First, the Biden administration should immediately impose sanctions on key government officials responsible for gross human rights abuses — beginning with Sar Kheng, minister of interior and deputy prime minister, who oversees police and prisons, and Chea Leang, Cambodia’s prosecutor general. Second, the United States should review the provision of foreign assistance to Cambodia, which totaled $326 million from 2019 to 2021, to ensure that it substantially focuses on advancing democracy and human rights. And third, a version of the Cambodia Democracy Act, which the Senate Foreign Relations Committee has passed, should be passed by the full Senate so that it can then be signed by Biden into law.

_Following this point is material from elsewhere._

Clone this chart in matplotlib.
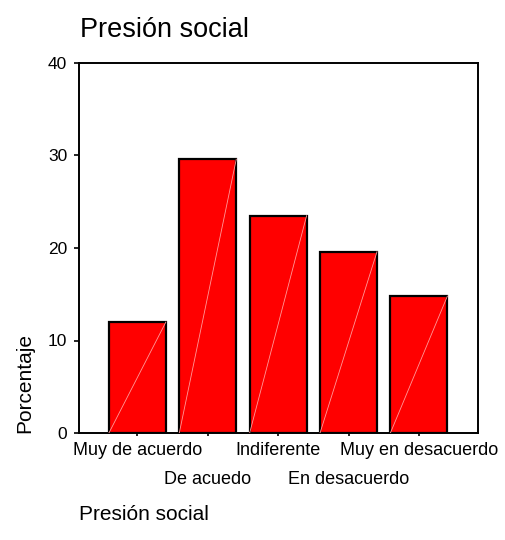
import numpy as np
import matplotlib
matplotlib.use('Agg')
import matplotlib.pyplot as plt

plt.rcParams['font.family'] = ['Liberation Sans', 'DejaVu Sans']

# data
categories = ['Muy de acuerdo', 'De acuedo', 'Indiferente',
              'En desacuerdo', 'Muy en desacuerdo']
porcentaje = [12.0, 29.6, 23.5, 19.6, 14.8]
yticks = [0, 10, 20, 30, 40]

fig = plt.figure(figsize=(5.06, 5.40), dpi=100)
ax = fig.add_axes([79 / 506, 1 - 433 / 540, 399 / 506, 370 / 540])

x = np.arange(len(categories))
w = 0.81
ax.bar(x, porcentaje, width=w, color='#ff0000', edgecolor='black', linewidth=1.6, zorder=2)

# faint diagonal line inside each bar (SPSS rendering artefact)
for xi, v in zip(x, porcentaje):
    ax.plot([xi - w / 2, xi + w / 2], [0, v], color='#ff9999', lw=0.6, zorder=3)

ax.set_xlim(-0.83, 4.84)
ax.set_ylim(0, 40)
ax.set_yticks(yticks)
ax.set_xticks(x)
ax.set_xticklabels(categories)

for sp in ax.spines.values():
    sp.set_linewidth(1.4)

ax.tick_params(axis='y', length=3.5, width=1.2, pad=5, labelsize=12.5)
ax.tick_params(axis='x', length=2.5, width=1.2, pad=4, labelsize=13)
for i, t in enumerate(ax.xaxis.get_major_ticks()):
    if i % 2 == 1:
        t.set_pad(25)

ax.set_ylabel('Porcentaje', fontsize=15, loc='bottom', labelpad=10)
ax.set_xlabel('Presión social', fontsize=15, loc='left', labelpad=12)

fig.text(80 / 506, 1 - 37 / 540, 'Presión social', fontsize=19.5,
         ha='left', va='baseline')

fig.savefig('out.png', dpi=100)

While the United States has repeatedly spoken out against Cambodia’s descent into autocracy, neither diplomatic engagement nor public condemnations have had any discernible effect on the behavior of Hun Sen or his regime. As a result, further specific actions that dramatically increase the consequences for these abuses are necessary to convey the strength of our country’s resolve. Hun Sen must understand that the United States stands in solidarity with the Cambodian people in their desire for freedom, democracy and human rights.